▽

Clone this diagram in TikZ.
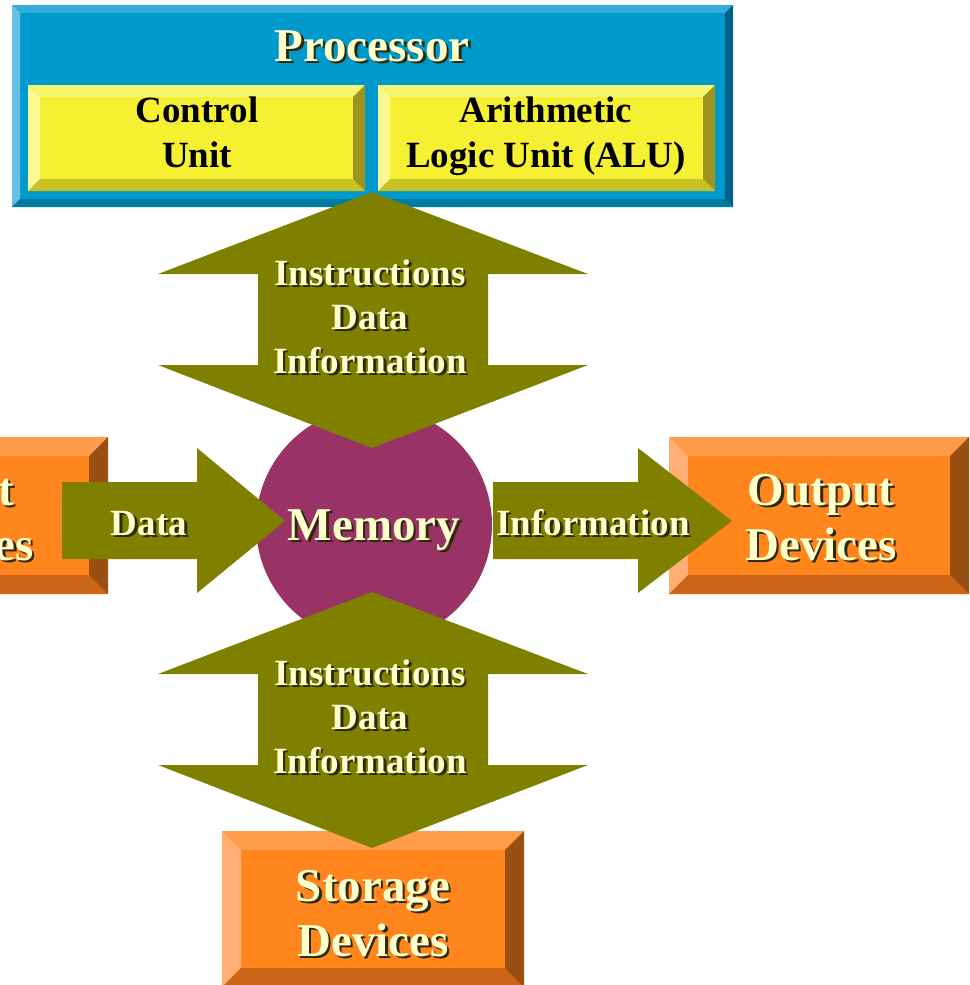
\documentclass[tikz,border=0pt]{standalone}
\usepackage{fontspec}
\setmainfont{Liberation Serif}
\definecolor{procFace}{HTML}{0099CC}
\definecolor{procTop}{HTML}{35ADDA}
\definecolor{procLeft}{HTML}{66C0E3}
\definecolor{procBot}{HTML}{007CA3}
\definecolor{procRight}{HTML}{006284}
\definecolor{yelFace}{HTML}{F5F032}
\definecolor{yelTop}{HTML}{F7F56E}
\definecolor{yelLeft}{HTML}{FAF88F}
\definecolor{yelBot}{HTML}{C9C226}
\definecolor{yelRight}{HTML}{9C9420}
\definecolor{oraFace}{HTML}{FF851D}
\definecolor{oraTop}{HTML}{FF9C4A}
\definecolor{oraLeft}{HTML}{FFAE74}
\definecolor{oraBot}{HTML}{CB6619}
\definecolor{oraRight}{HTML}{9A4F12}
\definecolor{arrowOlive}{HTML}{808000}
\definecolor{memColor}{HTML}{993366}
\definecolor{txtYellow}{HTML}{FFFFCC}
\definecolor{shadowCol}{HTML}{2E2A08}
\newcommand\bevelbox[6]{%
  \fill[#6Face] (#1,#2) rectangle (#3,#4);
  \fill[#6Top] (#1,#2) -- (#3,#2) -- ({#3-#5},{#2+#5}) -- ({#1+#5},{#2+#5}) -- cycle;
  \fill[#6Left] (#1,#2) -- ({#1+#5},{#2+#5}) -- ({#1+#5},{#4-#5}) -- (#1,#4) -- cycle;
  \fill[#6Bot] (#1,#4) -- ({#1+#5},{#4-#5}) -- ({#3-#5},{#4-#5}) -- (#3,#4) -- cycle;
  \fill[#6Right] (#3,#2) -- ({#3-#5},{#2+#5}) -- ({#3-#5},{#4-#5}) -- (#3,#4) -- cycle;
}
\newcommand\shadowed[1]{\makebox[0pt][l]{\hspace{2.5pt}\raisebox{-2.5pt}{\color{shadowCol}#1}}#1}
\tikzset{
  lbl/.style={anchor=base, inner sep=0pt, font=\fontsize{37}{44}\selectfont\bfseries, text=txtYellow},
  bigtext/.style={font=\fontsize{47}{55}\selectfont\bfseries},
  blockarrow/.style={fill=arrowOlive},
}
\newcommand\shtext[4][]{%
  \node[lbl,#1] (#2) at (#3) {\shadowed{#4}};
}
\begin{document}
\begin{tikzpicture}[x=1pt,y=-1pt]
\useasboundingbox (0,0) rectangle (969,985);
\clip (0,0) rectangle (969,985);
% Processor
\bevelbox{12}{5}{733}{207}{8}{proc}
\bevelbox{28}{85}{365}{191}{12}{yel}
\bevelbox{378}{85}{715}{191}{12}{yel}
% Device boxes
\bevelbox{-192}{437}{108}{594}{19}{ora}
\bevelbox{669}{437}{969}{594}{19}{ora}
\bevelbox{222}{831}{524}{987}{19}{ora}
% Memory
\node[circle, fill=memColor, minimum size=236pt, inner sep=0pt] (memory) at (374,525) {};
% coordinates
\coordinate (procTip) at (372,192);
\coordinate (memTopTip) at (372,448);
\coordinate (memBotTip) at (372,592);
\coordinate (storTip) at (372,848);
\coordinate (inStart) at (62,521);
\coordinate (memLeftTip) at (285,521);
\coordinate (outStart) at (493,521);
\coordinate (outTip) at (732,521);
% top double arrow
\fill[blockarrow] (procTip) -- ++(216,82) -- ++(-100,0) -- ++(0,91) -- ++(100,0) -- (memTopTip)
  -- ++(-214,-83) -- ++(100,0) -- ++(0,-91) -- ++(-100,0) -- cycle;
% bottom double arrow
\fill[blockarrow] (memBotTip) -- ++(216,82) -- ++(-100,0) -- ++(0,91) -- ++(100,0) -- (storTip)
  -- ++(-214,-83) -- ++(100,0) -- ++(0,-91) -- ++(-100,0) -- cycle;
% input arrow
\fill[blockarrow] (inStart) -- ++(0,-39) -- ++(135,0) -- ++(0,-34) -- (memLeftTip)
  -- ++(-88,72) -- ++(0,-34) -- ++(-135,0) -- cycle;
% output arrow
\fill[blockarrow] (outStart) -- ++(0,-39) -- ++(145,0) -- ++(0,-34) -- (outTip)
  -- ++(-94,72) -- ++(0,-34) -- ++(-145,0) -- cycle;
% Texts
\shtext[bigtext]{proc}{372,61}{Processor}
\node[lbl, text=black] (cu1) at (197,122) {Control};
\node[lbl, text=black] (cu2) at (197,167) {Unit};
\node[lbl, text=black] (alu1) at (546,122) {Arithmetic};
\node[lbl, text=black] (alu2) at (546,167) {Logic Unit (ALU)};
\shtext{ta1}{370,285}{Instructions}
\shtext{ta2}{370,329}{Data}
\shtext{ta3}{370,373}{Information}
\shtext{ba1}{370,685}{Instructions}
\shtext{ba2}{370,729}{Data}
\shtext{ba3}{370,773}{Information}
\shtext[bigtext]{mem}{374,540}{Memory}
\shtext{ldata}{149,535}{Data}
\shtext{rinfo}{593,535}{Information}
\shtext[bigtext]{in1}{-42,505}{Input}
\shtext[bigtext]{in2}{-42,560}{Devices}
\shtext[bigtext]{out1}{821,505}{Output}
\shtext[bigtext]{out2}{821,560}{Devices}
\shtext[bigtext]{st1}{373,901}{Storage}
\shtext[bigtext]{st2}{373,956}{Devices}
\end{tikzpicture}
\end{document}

△

Write out the whole listing again, exactly, with no pictures.

Expected answer:
Clone this diagram in TikZ.
\documentclass[tikz,border=0pt]{standalone}
\usepackage{fontspec}
\setmainfont{Liberation Serif}
\definecolor{procFace}{HTML}{0099CC}
\definecolor{procTop}{HTML}{35ADDA}
\definecolor{procLeft}{HTML}{66C0E3}
\definecolor{procBot}{HTML}{007CA3}
\definecolor{procRight}{HTML}{006284}
\definecolor{yelFace}{HTML}{F5F032}
\definecolor{yelTop}{HTML}{F7F56E}
\definecolor{yelLeft}{HTML}{FAF88F}
\definecolor{yelBot}{HTML}{C9C226}
\definecolor{yelRight}{HTML}{9C9420}
\definecolor{oraFace}{HTML}{FF851D}
\definecolor{oraTop}{HTML}{FF9C4A}
\definecolor{oraLeft}{HTML}{FFAE74}
\definecolor{oraBot}{HTML}{CB6619}
\definecolor{oraRight}{HTML}{9A4F12}
\definecolor{arrowOlive}{HTML}{808000}
\definecolor{memColor}{HTML}{993366}
\definecolor{txtYellow}{HTML}{FFFFCC}
\definecolor{shadowCol}{HTML}{2E2A08}
\newcommand\bevelbox[6]{%
  \fill[#6Face] (#1,#2) rectangle (#3,#4);
  \fill[#6Top] (#1,#2) -- (#3,#2) -- ({#3-#5},{#2+#5}) -- ({#1+#5},{#2+#5}) -- cycle;
  \fill[#6Left] (#1,#2) -- ({#1+#5},{#2+#5}) -- ({#1+#5},{#4-#5}) -- (#1,#4) -- cycle;
  \fill[#6Bot] (#1,#4) -- ({#1+#5},{#4-#5}) -- ({#3-#5},{#4-#5}) -- (#3,#4) -- cycle;
  \fill[#6Right] (#3,#2) -- ({#3-#5},{#2+#5}) -- ({#3-#5},{#4-#5}) -- (#3,#4) -- cycle;
}
\newcommand\shadowed[1]{\makebox[0pt][l]{\hspace{2.5pt}\raisebox{-2.5pt}{\color{shadowCol}#1}}#1}
\tikzset{
  lbl/.style={anchor=base, inner sep=0pt, font=\fontsize{37}{44}\selectfont\bfseries, text=txtYellow},
  bigtext/.style={font=\fontsize{47}{55}\selectfont\bfseries},
  blockarrow/.style={fill=arrowOlive},
}
\newcommand\shtext[4][]{%
  \node[lbl,#1] (#2) at (#3) {\shadowed{#4}};
}
\begin{document}
\begin{tikzpicture}[x=1pt,y=-1pt]
\useasboundingbox (0,0) rectangle (969,985);
\clip (0,0) rectangle (969,985);
% Processor
\bevelbox{12}{5}{733}{207}{8}{proc}
\bevelbox{28}{85}{365}{191}{12}{yel}
\bevelbox{378}{85}{715}{191}{12}{yel}
% Device boxes
\bevelbox{-192}{437}{108}{594}{19}{ora}
\bevelbox{669}{437}{969}{594}{19}{ora}
\bevelbox{222}{831}{524}{987}{19}{ora}
% Memory
\node[circle, fill=memColor, minimum size=236pt, inner sep=0pt] (memory) at (374,525) {};
% coordinates
\coordinate (procTip) at (372,192);
\coordinate (memTopTip) at (372,448);
\coordinate (memBotTip) at (372,592);
\coordinate (storTip) at (372,848);
\coordinate (inStart) at (62,521);
\coordinate (memLeftTip) at (285,521);
\coordinate (outStart) at (493,521);
\coordinate (outTip) at (732,521);
% top double arrow
\fill[blockarrow] (procTip) -- ++(216,82) -- ++(-100,0) -- ++(0,91) -- ++(100,0) -- (memTopTip)
  -- ++(-214,-83) -- ++(100,0) -- ++(0,-91) -- ++(-100,0) -- cycle;
% bottom double arrow
\fill[blockarrow] (memBotTip) -- ++(216,82) -- ++(-100,0) -- ++(0,91) -- ++(100,0) -- (storTip)
  -- ++(-214,-83) -- ++(100,0) -- ++(0,-91) -- ++(-100,0) -- cycle;
% input arrow
\fill[blockarrow] (inStart) -- ++(0,-39) -- ++(135,0) -- ++(0,-34) -- (memLeftTip)
  -- ++(-88,72) -- ++(0,-34) -- ++(-135,0) -- cycle;
% output arrow
\fill[blockarrow] (outStart) -- ++(0,-39) -- ++(145,0) -- ++(0,-34) -- (outTip)
  -- ++(-94,72) -- ++(0,-34) -- ++(-145,0) -- cycle;
% Texts
\shtext[bigtext]{proc}{372,61}{Processor}
\node[lbl, text=black] (cu1) at (197,122) {Control};
\node[lbl, text=black] (cu2) at (197,167) {Unit};
\node[lbl, text=black] (alu1) at (546,122) {Arithmetic};
\node[lbl, text=black] (alu2) at (546,167) {Logic Unit (ALU)};
\shtext{ta1}{370,285}{Instructions}
\shtext{ta2}{370,329}{Data}
\shtext{ta3}{370,373}{Information}
\shtext{ba1}{370,685}{Instructions}
\shtext{ba2}{370,729}{Data}
\shtext{ba3}{370,773}{Information}
\shtext[bigtext]{mem}{374,540}{Memory}
\shtext{ldata}{149,535}{Data}
\shtext{rinfo}{593,535}{Information}
\shtext[bigtext]{in1}{-42,505}{Input}
\shtext[bigtext]{in2}{-42,560}{Devices}
\shtext[bigtext]{out1}{821,505}{Output}
\shtext[bigtext]{out2}{821,560}{Devices}
\shtext[bigtext]{st1}{373,901}{Storage}
\shtext[bigtext]{st2}{373,956}{Devices}
\end{tikzpicture}
\end{document}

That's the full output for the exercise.